§ PROVIDED RECORDS:
──────────

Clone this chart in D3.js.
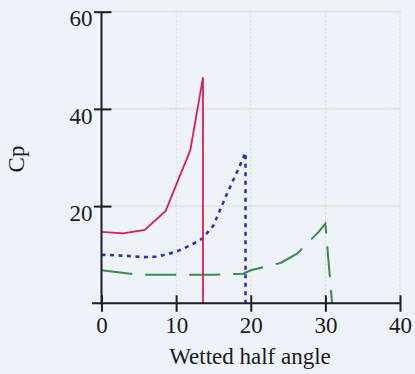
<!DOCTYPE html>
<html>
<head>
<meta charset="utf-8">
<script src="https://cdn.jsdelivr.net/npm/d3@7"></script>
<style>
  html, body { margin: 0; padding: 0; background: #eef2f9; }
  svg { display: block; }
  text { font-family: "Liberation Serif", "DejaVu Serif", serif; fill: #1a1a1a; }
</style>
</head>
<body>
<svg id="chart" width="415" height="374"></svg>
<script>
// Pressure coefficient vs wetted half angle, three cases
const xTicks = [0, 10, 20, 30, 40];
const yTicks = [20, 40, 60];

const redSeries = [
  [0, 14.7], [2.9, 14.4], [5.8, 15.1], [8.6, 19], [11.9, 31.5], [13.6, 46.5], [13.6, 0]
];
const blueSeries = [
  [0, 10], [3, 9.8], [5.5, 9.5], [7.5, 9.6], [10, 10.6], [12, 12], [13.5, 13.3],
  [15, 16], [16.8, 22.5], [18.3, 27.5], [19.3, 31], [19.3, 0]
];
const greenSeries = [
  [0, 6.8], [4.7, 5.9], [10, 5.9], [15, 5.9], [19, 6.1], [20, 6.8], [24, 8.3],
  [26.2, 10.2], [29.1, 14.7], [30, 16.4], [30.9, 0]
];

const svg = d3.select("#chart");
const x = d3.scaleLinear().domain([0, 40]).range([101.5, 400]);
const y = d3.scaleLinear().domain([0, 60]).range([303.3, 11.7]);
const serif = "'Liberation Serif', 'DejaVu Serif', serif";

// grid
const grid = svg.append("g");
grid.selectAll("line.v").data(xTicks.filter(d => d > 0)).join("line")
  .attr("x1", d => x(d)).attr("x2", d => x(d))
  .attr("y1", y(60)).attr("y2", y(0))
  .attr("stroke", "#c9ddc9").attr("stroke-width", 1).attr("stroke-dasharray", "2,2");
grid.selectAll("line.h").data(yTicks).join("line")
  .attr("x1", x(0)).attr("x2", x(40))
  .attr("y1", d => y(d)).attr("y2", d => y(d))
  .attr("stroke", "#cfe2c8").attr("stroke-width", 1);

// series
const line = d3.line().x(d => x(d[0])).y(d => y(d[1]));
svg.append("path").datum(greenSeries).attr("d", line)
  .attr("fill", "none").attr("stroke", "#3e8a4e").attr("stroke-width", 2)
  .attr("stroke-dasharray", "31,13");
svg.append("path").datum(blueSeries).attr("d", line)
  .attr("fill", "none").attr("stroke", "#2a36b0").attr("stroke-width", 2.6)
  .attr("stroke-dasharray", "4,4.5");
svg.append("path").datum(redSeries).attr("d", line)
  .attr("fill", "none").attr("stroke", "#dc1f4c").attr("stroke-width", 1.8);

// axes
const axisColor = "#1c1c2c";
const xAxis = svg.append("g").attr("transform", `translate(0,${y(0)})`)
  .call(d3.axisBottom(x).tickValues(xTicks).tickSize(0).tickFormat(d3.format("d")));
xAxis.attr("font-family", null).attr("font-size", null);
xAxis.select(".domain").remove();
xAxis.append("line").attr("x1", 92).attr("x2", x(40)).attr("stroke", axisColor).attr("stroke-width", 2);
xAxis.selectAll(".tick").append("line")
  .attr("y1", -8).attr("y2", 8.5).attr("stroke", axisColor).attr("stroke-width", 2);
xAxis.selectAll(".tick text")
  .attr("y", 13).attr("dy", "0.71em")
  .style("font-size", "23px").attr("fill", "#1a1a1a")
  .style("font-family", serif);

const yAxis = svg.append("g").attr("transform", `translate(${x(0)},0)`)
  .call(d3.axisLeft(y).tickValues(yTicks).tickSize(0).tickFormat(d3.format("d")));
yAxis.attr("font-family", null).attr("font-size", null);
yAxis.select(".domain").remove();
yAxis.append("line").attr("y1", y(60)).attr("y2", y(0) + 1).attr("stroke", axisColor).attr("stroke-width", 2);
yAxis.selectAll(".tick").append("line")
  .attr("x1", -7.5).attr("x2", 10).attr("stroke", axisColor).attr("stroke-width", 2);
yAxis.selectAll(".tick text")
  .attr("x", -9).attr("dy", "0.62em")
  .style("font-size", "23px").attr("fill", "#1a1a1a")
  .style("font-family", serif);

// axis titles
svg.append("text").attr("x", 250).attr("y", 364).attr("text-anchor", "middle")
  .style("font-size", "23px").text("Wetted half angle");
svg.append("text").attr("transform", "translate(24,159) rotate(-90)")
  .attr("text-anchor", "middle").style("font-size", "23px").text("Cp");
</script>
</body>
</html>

──────────

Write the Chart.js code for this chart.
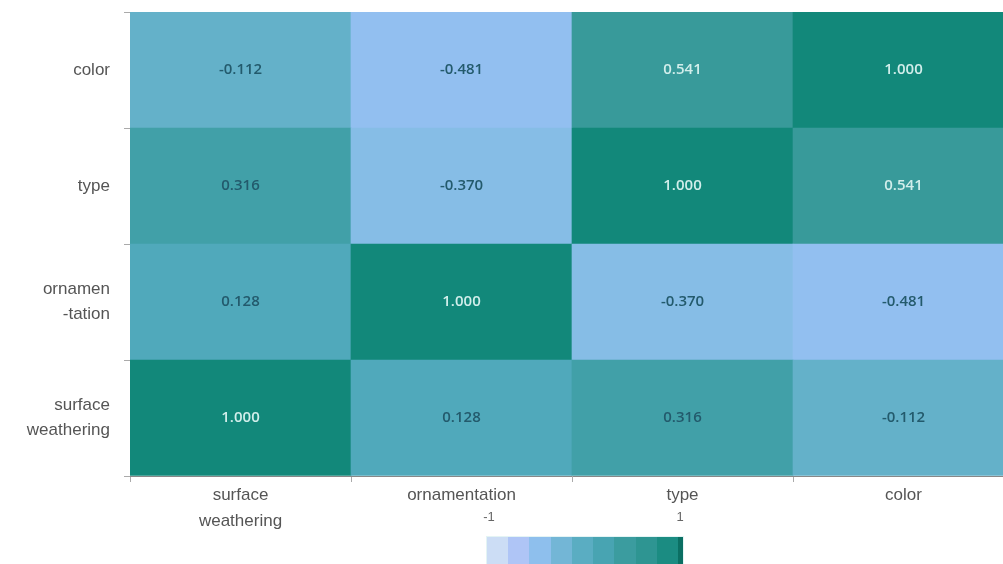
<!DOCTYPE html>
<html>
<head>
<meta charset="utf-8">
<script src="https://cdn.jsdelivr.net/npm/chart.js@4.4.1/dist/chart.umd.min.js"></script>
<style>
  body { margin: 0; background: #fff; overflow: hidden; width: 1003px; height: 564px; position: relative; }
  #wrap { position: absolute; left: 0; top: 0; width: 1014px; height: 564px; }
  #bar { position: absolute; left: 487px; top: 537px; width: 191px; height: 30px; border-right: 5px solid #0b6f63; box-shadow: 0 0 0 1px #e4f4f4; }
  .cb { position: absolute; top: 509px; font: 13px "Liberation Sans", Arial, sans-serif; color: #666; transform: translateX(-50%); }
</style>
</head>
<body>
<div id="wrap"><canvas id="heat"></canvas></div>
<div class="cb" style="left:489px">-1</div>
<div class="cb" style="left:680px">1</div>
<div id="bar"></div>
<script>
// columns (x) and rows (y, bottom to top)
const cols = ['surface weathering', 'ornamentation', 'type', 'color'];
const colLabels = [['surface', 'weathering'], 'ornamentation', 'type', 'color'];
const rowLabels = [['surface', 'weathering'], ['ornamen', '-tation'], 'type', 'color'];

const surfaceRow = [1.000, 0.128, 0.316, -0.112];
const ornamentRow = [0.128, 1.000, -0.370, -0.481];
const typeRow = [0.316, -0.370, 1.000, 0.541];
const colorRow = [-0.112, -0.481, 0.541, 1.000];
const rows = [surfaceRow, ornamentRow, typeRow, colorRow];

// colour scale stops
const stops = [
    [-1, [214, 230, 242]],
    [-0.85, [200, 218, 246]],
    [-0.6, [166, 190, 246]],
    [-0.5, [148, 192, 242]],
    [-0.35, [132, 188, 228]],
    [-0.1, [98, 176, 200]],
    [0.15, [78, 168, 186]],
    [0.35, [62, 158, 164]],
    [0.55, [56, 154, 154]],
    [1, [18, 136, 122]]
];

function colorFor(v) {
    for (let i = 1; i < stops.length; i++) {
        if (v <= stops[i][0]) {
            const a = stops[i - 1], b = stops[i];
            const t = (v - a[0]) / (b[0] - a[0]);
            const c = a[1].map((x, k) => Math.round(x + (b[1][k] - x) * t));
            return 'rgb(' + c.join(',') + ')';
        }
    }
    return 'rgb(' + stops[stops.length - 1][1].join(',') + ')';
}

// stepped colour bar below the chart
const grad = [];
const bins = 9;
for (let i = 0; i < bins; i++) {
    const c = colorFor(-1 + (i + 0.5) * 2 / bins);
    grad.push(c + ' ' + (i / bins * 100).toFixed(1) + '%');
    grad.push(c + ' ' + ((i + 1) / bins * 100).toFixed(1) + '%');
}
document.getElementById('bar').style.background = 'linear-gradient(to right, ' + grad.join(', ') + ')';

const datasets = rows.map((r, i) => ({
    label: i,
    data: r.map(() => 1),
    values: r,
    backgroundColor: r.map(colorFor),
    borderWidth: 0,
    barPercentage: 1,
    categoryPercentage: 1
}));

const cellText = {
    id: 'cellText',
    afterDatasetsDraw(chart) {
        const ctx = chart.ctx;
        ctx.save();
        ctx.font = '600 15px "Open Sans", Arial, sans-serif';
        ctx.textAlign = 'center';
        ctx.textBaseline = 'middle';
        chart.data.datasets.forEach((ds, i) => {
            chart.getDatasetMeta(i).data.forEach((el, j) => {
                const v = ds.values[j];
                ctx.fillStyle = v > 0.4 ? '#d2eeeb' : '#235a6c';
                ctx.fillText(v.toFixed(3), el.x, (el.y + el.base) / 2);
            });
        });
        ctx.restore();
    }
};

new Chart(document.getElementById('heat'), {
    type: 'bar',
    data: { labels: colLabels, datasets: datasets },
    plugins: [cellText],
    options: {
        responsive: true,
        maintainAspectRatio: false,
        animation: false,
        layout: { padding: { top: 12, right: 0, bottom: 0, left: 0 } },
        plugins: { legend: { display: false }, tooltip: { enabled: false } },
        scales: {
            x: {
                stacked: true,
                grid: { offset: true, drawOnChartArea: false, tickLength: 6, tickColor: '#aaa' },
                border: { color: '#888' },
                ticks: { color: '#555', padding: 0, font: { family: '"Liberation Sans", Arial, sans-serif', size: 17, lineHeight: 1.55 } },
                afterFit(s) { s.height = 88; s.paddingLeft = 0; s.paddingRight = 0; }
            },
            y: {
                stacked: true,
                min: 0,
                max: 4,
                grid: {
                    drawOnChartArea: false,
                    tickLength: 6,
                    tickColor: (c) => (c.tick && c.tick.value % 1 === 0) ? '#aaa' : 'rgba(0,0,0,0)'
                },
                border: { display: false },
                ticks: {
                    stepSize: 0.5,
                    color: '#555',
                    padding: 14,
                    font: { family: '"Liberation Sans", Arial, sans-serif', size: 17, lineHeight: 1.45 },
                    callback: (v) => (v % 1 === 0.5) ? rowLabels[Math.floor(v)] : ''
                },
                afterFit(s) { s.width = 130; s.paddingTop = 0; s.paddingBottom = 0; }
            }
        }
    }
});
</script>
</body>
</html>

──────────

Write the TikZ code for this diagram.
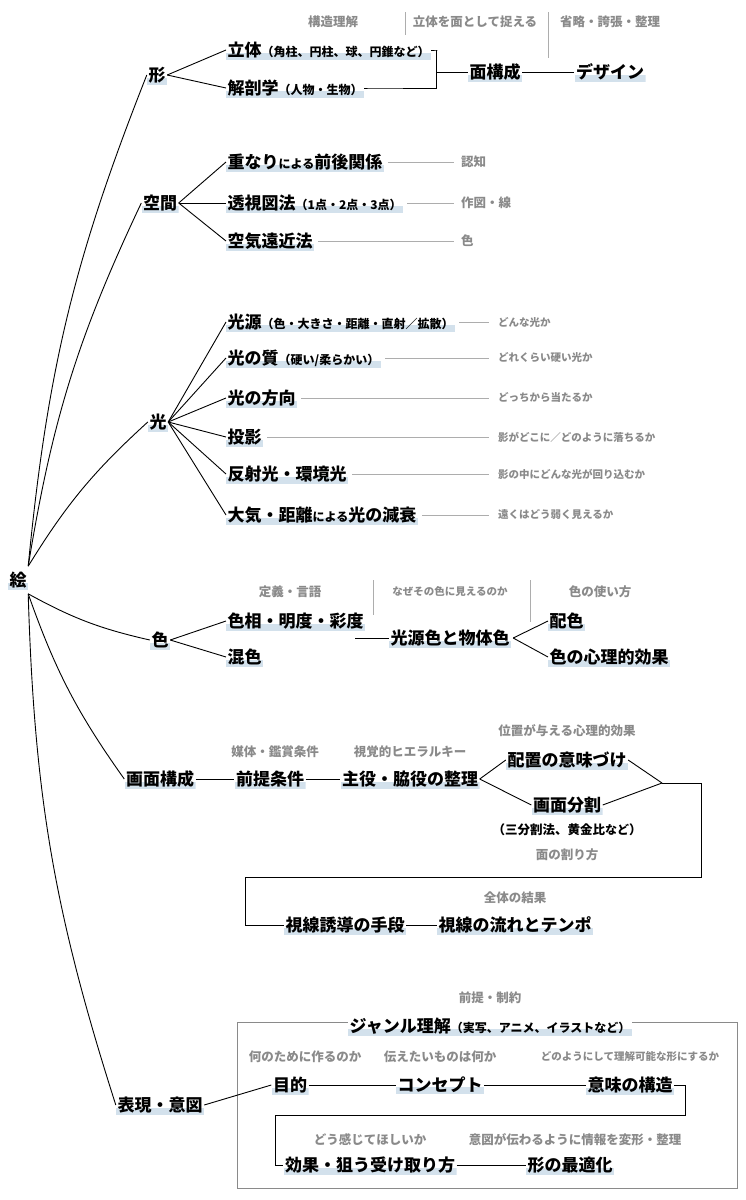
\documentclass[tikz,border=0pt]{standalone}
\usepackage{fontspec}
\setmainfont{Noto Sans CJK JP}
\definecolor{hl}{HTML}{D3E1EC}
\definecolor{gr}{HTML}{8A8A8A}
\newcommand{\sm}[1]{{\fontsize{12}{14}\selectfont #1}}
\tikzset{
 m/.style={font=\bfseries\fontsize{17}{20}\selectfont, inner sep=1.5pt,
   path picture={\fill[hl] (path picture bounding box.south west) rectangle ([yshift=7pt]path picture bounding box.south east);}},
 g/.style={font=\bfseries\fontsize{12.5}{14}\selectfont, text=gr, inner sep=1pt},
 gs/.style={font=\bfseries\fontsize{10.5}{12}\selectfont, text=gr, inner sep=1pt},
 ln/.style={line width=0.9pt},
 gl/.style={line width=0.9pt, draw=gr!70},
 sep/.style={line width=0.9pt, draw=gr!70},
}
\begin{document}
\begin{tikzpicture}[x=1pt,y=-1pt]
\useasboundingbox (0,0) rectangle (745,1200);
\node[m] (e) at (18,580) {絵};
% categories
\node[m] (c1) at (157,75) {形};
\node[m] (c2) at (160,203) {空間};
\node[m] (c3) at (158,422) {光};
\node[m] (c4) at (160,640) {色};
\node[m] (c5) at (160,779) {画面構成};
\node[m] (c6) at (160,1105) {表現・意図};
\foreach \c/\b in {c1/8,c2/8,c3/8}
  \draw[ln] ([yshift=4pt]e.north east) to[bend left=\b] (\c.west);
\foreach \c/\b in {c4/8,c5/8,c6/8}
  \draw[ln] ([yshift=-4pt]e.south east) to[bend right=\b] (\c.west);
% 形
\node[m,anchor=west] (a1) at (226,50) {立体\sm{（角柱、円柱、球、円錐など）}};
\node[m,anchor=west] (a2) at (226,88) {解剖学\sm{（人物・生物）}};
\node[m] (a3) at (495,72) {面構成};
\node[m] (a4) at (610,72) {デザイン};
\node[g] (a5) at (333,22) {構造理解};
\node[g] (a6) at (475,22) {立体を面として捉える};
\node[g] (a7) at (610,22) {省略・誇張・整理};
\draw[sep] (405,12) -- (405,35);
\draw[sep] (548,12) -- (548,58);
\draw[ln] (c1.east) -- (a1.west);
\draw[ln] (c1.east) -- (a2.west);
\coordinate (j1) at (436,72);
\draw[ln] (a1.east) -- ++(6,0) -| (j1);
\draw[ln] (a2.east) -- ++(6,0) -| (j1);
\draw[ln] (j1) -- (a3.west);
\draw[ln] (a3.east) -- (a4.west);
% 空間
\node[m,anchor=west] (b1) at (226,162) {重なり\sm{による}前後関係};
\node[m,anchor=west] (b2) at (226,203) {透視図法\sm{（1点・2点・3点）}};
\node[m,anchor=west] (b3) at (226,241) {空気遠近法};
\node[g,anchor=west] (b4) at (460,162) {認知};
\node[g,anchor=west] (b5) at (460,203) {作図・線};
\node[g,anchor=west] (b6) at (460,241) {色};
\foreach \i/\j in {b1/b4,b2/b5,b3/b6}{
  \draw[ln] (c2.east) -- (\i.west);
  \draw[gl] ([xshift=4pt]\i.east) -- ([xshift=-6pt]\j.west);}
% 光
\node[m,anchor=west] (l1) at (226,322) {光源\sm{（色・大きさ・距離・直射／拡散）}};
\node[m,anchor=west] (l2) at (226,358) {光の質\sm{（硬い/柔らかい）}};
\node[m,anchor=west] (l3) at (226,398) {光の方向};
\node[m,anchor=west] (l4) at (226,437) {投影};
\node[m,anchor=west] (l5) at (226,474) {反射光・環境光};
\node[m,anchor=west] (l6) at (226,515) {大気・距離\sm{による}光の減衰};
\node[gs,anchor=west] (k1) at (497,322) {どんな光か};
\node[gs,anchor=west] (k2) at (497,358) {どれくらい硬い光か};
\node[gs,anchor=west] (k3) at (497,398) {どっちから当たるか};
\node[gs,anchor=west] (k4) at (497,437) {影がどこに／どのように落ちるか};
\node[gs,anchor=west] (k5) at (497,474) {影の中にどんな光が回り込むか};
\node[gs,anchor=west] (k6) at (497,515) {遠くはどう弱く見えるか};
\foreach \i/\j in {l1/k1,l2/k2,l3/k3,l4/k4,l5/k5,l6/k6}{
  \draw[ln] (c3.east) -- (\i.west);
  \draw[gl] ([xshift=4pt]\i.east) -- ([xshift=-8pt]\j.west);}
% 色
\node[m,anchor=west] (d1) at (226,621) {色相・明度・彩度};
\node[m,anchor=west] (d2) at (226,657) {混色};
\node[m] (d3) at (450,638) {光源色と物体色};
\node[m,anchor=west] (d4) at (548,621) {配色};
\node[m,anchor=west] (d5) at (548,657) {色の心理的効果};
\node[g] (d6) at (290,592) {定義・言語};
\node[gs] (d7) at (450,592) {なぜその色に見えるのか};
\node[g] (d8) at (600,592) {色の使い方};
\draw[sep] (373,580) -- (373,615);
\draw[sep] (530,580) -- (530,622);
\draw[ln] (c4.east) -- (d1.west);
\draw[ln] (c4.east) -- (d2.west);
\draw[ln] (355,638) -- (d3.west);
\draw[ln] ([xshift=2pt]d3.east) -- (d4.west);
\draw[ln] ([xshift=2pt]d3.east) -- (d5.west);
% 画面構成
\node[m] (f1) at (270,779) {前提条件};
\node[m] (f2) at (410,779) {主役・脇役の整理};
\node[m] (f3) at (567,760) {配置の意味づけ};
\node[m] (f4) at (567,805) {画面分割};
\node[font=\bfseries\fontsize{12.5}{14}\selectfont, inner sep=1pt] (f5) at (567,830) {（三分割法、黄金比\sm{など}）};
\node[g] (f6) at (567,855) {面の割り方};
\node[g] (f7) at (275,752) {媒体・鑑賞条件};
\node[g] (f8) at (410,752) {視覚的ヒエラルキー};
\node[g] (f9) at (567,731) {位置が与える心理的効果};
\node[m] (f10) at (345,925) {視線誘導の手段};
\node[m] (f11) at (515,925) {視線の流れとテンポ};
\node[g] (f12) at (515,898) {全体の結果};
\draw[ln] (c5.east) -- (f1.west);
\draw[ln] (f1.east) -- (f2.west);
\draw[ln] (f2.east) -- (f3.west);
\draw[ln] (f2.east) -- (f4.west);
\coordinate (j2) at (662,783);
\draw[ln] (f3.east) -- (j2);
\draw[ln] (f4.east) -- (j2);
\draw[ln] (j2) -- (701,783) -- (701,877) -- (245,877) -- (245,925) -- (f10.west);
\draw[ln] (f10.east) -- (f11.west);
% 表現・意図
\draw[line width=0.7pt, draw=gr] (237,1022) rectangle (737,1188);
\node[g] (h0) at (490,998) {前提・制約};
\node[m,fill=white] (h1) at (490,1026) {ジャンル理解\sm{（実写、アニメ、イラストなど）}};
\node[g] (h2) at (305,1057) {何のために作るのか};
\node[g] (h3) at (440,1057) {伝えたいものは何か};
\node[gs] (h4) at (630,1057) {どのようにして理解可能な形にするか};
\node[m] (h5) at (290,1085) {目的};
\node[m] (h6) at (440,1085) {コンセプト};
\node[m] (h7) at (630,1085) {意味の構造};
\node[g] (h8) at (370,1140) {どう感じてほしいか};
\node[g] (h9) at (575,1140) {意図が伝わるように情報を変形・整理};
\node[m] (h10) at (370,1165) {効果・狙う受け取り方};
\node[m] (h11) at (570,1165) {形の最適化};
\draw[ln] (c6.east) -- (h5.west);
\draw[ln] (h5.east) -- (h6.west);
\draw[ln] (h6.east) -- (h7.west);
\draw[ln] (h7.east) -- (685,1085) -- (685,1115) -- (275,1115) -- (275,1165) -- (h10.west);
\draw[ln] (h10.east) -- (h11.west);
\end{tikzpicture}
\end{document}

──────────

§ TASK GOAL: Pull out all lines of the data with the string "Write".

§ RESULT:
Write the Chart.js code for this chart.
Write the TikZ code for this diagram.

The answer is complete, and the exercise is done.